The purpose of NFC is to establish radio communication with another NFC-enabled device in near proximity, some 4 inches or less. Each NFC device can work in three modes: NFC Card Emulation; NFC Reader/Writer; and NFC peer-to-peer (P2P mode):

NFC Card emulation mode enables NFC-enabled devices, such as smartphones, to act like smart cards, allowing users to perform transactions such as payment or ticketing.

NFC Reader/writer mode enables NFC-enabled devices to read information stored on inexpensive NFC tags embedded in labels or smart posters.

NFC peer-to-peer mode enables two NFC-enabled devices to communicate with each other to exchange information in an ad-hoc fashion.

NFC is widely used by smartphone applications, such as electronic wallets that store credit card data, which allow users to bring their phone next to the reader to pay their bill when shopping.

It is true that NFC can be set to request targeted data from your phone, but it was not created for purpose of spying, and it has a number of safety features, such as requiring an action from the phone’s user to relinquish the requested data, which would prevent unwanted download of private information.

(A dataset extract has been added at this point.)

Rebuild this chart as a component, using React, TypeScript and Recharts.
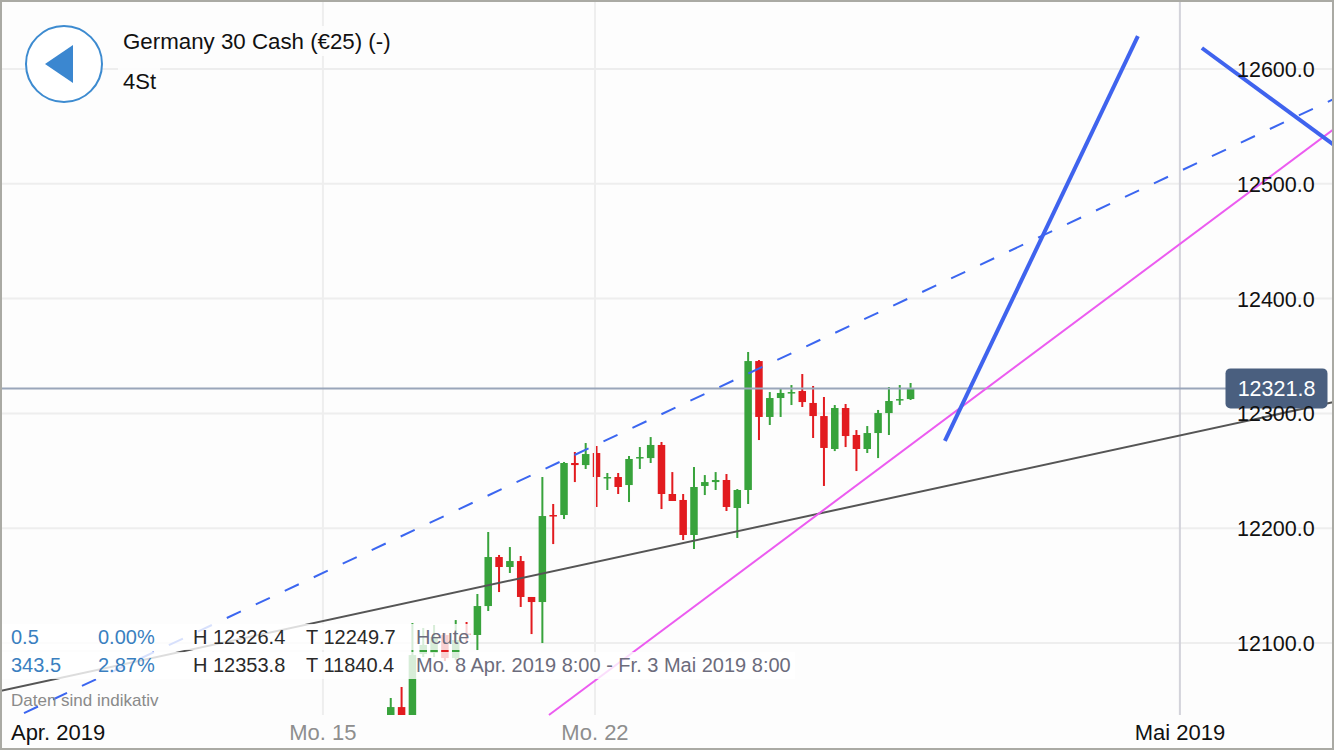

Theoretically, it is possible for someone to steal an ID and credit card number from the phone just passing by, however, the attacker would also have to find a way to bypass the required approval for data transfer, and have access to the password.  

NFC was approved as an ISO/IEC standard in 2003, and is based on RFID technology that is as old as the cell phones themselves. The first NFC support was perfected for Symbian OS in 2011.

The reason this new and improved technology is placed in a battery is for practical reasons, the experts say. Since NFC emits a radio wave, it has to be shielded from interfering with other transceivers and sensors in the phone by the virtue of placing the antenna of the back side of the battery itself.